The ruling follows a period of significant controversy for the venue, which has faced boycotts and cancellations from numerous artists since the board voted to rename the institution the ‘Trump-Kennedy Center’ last December.
On Friday (May 29), a federal judge ruled that the Washington DC venue cannot be renamed without explicit congressional approval. Consequently, the institution must remove Trump’s name from its title, facade, and all official signage within 14 days.
According to BBC News, a spokesperson for the centre confirmed plans to appeal the decision. Meanwhile, Trump took to Truth Social to express his frustration, stating he would be working with Congress to transfer the institution back to their oversight.

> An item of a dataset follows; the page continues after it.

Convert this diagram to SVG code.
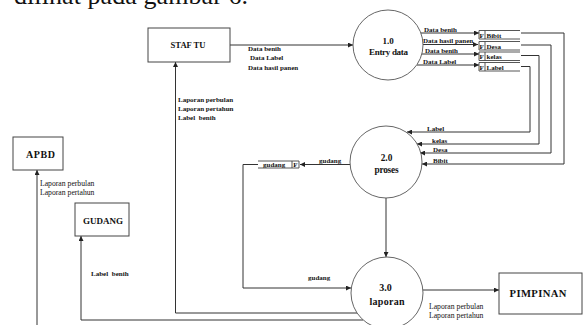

Unless I am free to do what I do better than anyone else, bring this Institution back, physically, financially, and artistically, I have no interest in continuing what could only be a hopeless journey into ‘NEVER NEVER LAND’,
The venue, which opened in 1971 as a tribute to the assassinated President John F. Kennedy, will now revert to its original name: the ‘John F. Kennedy Memorial Center for the Performing Arts’.
District Judge Christopher Cooper, an Obama-era appointee, noted in his ruling: “The Kennedy Center’s organic statute makes crystal clear that the Center is to be named for President Kennedy, and it cannot bear any other formal name or public memorial based on the Board’s unilateral say-so. Congress gave the Kennedy Center its name, and only Congress can change it.”
Trump responded to the ruling by claiming that “Judge Cooper and the Radical Left would rather see it DIE than have President Trump transform it into something that everyone could be proud of.”
The controversy has had a tangible impact on the venue’s operations. Last year, Wicked composer Stephen Schwartz joined a growing list of artists boycotting the centre, arguing it no longer represented the “apolitical place for free artistic expression” it was founded to be. Additionally, the venue has faced public mockery, including from South Park writer Toby Morton, who purchased the ‘Trump-Kennedy Center’ domain names to troll the administration.
This legal setback arrives as Trump faces further pushback regarding his ‘Freedom 250’ celebration at the Great American State Fair. Despite an initial lineup featuring artists such as Vanilla Ice, Flo Rida, and Bret Michaels, the event has seen a wave of cancellations from performers protesting the President’s recent actions.